Anche l’intrusione è tipica espressione di violenza: da quella fisica a quella della sfera personale e della privacy, anche sui social. Spesso accade che alcune ragazze consegnino la password dei propri account al fidanzato, considerandolo “una prova d’amore”. Oppure, che vengano costrette a condividere il codice di sblocco del telefono, o, ancora, a farsi geolocalizzare o a videochiamare per dimostrare il luogo in cui si è e con chi. Il passo verso l’isolamento è breve, e quindi deve destare allarme non appena inizia a verificarsi; solitamente è progressivo e comincia con l’allontanamento dalla migliore amica e dalla compagnia di amici per arrivare a quello dai familiari. In questo modo, la vittima non ha più riferimenti e diventerà sempre più fragile e vulnerabile nelle mani del partner.
Infine si arriva all’intimidazione “se mi lasci ti uccido” che ha lo scopo di costringere la donna a rimanere nella relazione pur non volendolo.

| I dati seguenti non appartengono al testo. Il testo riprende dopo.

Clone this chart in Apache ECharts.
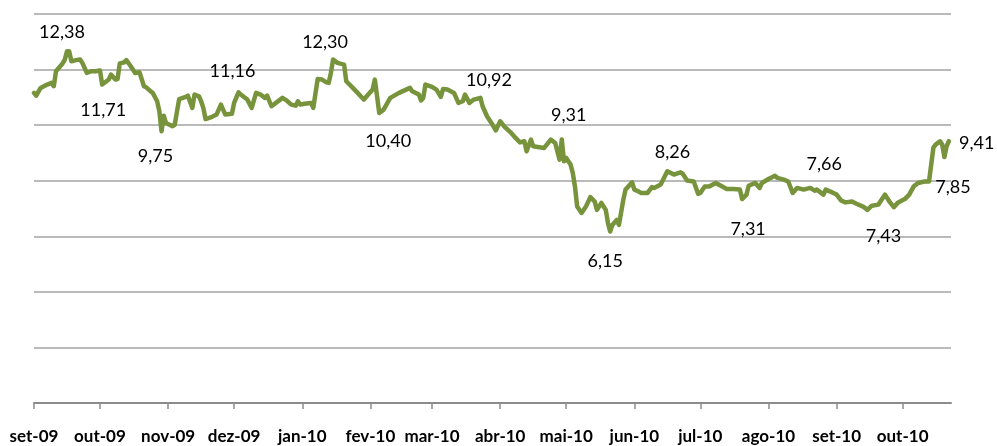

Aggiungerei, a questo punto, un decimo campanello d’allarme: la colpevolizzazione, che si può realizzare in modi differenti, compresa l’esternazione “Se mi lasci, MI uccido”, una declinazione dell’intimidazione per tenere la persona vincolata, stimolando la paura di poter diventare la causa della morte del partner: “Se si ammazza, è colpa mia”.
Credo che questo decalogo possa, e debba, diventare un vademecum da diffondere. Non solo però fra le donne, che faranno bene a imparare a riconoscere i segnali per non rimanere intrappolate in una relazione di questo tipo, ma soprattutto fra gli uomini, che quel genere di relazioni non devono proprio imporle.
È il paradigma che deve cambiare: non occorre solamente creare un sistema protettivo, ma bisogna fare in modo che, costruendo nuovi codici di comportamento, non ci sia più la necessità di doversi difendere.
(*) Oggi Blast esce con tutti gli articoli scritti da autrici, perché riteniamo che la consapevolezza del valore della donna, anche da parte del lettore, possa in qualche modo contribuire ad arginare le varie forme di violenza di genere.